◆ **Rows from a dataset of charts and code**
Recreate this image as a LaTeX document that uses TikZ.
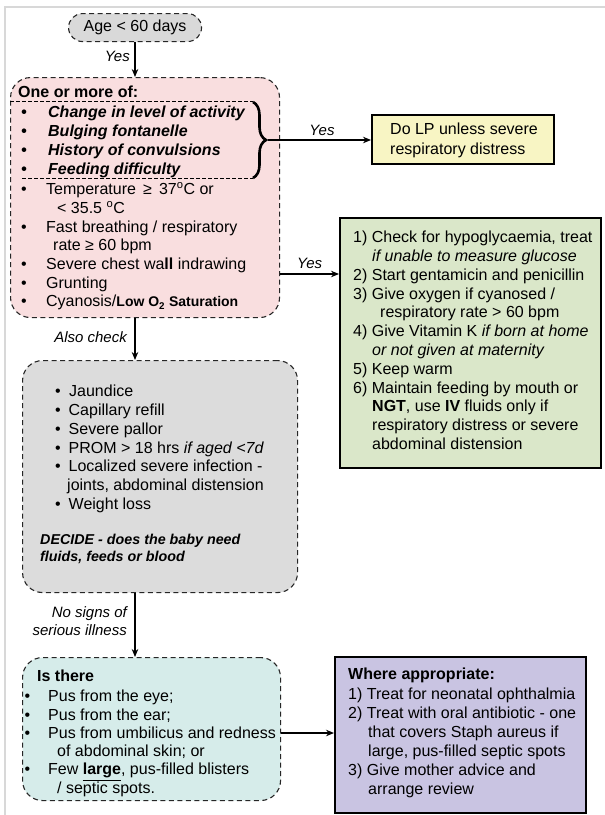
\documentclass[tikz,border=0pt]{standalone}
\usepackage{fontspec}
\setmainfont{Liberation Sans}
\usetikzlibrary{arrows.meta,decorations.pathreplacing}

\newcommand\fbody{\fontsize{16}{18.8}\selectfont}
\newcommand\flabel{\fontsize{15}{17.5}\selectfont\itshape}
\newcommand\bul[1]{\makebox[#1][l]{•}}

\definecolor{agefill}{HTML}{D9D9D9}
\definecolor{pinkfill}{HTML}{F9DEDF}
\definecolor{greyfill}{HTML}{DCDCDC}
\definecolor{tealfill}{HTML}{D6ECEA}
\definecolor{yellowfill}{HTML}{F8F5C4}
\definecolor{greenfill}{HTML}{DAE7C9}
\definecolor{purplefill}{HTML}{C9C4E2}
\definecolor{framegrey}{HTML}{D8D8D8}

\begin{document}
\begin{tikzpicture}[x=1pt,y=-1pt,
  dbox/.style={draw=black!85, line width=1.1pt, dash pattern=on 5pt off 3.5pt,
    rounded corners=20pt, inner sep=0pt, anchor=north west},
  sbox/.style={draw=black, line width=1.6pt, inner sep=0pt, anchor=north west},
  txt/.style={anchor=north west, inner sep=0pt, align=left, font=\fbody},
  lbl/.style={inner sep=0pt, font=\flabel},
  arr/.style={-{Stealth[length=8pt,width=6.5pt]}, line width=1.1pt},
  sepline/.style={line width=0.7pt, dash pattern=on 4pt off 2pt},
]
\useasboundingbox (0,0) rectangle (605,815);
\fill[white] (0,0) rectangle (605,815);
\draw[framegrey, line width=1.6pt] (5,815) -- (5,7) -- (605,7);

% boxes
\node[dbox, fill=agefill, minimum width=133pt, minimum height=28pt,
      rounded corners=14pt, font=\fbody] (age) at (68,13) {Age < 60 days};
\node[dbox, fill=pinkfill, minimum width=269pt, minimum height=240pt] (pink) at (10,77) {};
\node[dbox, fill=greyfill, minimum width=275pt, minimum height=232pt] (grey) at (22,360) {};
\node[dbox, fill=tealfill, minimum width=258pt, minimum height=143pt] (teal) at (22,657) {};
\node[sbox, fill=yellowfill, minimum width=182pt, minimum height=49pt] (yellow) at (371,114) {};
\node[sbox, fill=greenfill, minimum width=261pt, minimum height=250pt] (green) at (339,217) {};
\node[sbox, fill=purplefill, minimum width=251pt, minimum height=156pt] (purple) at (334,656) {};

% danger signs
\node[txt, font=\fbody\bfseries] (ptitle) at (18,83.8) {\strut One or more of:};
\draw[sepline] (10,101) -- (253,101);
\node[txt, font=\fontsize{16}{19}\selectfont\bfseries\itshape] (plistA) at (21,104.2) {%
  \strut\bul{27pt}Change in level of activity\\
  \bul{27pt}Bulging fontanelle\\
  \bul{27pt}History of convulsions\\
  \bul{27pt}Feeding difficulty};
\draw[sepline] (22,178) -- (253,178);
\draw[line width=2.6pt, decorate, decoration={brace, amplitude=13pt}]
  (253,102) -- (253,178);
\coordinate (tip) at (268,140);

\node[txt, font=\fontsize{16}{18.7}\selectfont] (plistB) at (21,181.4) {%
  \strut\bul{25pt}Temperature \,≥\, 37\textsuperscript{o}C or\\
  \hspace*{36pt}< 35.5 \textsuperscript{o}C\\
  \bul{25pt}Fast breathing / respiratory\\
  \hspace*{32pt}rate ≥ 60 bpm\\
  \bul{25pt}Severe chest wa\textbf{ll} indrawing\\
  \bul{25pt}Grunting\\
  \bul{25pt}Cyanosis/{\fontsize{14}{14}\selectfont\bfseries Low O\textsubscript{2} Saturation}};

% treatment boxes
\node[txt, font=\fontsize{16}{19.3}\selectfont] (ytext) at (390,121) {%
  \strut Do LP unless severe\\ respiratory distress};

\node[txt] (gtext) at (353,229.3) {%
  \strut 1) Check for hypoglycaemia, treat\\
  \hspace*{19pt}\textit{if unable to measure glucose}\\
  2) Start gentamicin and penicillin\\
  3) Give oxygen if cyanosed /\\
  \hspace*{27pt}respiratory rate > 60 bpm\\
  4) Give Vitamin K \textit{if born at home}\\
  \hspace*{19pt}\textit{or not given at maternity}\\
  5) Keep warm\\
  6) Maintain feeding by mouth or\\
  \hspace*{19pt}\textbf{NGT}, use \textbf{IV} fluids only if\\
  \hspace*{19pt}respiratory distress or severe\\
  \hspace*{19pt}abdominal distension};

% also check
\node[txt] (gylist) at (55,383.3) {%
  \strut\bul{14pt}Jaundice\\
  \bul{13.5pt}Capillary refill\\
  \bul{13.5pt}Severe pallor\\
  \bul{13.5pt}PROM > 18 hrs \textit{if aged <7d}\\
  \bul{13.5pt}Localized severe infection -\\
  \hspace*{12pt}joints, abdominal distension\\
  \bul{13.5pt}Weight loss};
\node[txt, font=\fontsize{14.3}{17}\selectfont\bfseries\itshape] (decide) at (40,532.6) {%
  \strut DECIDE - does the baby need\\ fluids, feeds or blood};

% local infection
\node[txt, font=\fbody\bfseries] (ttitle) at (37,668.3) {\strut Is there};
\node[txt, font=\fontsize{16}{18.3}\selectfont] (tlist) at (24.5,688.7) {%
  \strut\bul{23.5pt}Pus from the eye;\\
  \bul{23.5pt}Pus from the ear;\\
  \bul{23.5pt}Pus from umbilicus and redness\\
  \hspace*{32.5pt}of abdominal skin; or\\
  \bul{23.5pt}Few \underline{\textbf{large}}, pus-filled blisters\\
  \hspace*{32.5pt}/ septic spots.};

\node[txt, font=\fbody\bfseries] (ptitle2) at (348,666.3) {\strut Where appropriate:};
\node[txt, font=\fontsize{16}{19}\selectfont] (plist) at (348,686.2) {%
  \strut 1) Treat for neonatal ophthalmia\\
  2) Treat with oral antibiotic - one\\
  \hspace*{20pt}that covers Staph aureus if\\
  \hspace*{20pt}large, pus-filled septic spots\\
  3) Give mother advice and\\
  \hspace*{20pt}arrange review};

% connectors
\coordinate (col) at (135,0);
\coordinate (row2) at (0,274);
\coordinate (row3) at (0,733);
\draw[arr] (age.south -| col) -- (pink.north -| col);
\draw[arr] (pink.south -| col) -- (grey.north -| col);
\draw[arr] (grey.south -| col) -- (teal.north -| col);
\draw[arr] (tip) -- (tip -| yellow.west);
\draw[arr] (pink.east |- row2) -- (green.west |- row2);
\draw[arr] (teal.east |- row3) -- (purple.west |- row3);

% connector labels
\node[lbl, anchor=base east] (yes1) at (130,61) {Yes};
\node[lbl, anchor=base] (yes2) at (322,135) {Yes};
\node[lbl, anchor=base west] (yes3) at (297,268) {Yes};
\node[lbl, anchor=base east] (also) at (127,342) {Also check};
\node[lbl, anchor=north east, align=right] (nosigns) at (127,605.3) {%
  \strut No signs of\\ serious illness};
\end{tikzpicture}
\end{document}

...

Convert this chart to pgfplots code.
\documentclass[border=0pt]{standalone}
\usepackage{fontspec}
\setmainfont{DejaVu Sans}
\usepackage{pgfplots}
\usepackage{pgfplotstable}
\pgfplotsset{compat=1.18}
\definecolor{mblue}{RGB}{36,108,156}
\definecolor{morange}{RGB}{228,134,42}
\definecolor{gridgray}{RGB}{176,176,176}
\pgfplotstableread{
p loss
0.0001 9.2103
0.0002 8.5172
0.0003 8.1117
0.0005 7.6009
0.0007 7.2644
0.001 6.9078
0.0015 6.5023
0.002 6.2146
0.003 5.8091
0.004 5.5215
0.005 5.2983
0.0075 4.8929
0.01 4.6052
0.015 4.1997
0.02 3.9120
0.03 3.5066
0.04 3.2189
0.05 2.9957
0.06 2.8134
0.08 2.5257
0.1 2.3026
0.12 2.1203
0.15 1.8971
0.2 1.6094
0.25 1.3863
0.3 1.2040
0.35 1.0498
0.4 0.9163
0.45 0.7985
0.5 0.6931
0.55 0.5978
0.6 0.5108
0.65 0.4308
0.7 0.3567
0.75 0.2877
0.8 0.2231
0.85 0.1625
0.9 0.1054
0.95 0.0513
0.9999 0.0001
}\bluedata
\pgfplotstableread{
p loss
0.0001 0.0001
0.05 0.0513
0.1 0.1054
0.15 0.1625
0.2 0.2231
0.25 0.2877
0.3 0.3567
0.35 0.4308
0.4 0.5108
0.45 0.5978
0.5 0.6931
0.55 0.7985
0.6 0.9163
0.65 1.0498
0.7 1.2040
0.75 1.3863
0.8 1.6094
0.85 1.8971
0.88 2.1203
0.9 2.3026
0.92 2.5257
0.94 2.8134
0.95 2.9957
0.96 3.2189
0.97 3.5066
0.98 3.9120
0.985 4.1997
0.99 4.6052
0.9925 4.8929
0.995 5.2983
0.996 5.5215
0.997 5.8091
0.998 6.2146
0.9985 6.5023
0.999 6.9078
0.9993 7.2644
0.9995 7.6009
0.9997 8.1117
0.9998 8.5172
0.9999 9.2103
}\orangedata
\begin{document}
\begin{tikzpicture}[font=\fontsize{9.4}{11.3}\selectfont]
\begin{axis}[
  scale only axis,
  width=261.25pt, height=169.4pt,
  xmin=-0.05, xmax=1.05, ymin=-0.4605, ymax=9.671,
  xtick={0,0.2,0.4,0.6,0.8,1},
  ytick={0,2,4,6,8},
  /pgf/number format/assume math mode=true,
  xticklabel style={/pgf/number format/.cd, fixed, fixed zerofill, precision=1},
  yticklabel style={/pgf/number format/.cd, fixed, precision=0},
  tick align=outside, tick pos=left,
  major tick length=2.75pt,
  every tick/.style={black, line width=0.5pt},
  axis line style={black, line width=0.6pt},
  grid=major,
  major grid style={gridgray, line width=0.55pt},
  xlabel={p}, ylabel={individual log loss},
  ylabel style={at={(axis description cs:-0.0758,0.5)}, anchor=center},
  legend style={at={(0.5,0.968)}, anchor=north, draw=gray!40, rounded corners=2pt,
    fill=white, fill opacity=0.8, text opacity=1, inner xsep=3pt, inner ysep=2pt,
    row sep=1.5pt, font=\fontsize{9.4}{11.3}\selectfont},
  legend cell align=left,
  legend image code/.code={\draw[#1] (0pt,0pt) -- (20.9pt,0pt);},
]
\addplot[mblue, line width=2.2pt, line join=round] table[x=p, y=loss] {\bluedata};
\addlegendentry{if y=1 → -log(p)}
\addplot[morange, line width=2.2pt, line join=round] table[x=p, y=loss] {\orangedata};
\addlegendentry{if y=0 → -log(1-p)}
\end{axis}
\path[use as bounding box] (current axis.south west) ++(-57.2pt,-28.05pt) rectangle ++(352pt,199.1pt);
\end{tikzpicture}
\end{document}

==

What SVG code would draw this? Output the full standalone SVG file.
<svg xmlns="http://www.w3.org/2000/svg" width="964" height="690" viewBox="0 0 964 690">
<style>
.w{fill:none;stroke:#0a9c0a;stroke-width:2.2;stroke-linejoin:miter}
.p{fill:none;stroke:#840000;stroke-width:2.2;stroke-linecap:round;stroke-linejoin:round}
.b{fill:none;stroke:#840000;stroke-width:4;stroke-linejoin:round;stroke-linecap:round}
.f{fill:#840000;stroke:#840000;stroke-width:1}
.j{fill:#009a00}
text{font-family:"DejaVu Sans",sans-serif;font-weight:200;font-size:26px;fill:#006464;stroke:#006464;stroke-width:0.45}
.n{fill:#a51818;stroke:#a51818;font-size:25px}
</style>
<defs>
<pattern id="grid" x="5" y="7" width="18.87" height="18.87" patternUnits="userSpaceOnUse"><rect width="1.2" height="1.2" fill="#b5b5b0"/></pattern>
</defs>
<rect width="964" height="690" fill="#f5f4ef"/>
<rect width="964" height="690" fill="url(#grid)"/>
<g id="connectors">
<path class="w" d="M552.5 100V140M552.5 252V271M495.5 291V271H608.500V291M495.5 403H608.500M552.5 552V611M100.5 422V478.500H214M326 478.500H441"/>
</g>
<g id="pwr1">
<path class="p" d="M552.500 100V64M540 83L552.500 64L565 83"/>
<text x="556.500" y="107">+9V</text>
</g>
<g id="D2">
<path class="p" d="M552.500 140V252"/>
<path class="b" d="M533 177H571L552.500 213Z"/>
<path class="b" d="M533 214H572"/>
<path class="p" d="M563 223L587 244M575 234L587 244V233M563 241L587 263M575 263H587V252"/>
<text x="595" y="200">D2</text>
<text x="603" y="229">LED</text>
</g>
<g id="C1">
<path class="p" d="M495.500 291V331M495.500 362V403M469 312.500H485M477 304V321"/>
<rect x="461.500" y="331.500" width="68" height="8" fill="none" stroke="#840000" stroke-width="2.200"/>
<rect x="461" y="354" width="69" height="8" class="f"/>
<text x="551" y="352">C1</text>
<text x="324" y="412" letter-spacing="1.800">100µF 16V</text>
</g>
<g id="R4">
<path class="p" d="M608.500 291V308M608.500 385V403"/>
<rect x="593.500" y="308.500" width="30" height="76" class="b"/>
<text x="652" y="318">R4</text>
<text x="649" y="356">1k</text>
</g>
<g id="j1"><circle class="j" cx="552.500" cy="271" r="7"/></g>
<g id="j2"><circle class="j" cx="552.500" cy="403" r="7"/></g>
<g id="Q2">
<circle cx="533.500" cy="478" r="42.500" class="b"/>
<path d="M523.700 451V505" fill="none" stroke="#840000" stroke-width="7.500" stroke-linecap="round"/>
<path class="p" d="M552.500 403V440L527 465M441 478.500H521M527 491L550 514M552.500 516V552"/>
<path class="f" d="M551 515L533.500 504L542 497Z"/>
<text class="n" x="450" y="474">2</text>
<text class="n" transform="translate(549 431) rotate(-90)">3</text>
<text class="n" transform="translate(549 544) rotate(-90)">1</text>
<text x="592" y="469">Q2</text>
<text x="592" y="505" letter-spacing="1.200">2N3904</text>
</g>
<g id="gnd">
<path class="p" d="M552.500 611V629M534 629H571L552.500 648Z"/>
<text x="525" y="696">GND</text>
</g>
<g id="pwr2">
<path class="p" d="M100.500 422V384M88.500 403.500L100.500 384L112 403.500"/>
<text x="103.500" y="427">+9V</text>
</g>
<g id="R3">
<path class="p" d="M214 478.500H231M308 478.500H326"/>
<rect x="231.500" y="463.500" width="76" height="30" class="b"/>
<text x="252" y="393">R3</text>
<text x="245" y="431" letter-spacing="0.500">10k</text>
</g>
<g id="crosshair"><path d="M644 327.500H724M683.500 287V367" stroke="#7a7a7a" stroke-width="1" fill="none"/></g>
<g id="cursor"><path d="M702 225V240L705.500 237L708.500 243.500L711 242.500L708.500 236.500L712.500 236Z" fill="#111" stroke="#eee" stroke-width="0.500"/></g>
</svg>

◆ **OBJECTIVE**
Above are records; repeat only the lines from the line with "Recreate this image" through the line with "(5,7) -- (605,7);", and leave pictures out.

◆ **RESULT**
Recreate this image as a LaTeX document that uses TikZ.
\documentclass[tikz,border=0pt]{standalone}
\usepackage{fontspec}
\setmainfont{Liberation Sans}
\usetikzlibrary{arrows.meta,decorations.pathreplacing}

\newcommand\fbody{\fontsize{16}{18.8}\selectfont}
\newcommand\flabel{\fontsize{15}{17.5}\selectfont\itshape}
\newcommand\bul[1]{\makebox[#1][l]{•}}

\definecolor{agefill}{HTML}{D9D9D9}
\definecolor{pinkfill}{HTML}{F9DEDF}
\definecolor{greyfill}{HTML}{DCDCDC}
\definecolor{tealfill}{HTML}{D6ECEA}
\definecolor{yellowfill}{HTML}{F8F5C4}
\definecolor{greenfill}{HTML}{DAE7C9}
\definecolor{purplefill}{HTML}{C9C4E2}
\definecolor{framegrey}{HTML}{D8D8D8}

\begin{document}
\begin{tikzpicture}[x=1pt,y=-1pt,
  dbox/.style={draw=black!85, line width=1.1pt, dash pattern=on 5pt off 3.5pt,
    rounded corners=20pt, inner sep=0pt, anchor=north west},
  sbox/.style={draw=black, line width=1.6pt, inner sep=0pt, anchor=north west},
  txt/.style={anchor=north west, inner sep=0pt, align=left, font=\fbody},
  lbl/.style={inner sep=0pt, font=\flabel},
  arr/.style={-{Stealth[length=8pt,width=6.5pt]}, line width=1.1pt},
  sepline/.style={line width=0.7pt, dash pattern=on 4pt off 2pt},
]
\useasboundingbox (0,0) rectangle (605,815);
\fill[white] (0,0) rectangle (605,815);
\draw[framegrey, line width=1.6pt] (5,815) -- (5,7) -- (605,7);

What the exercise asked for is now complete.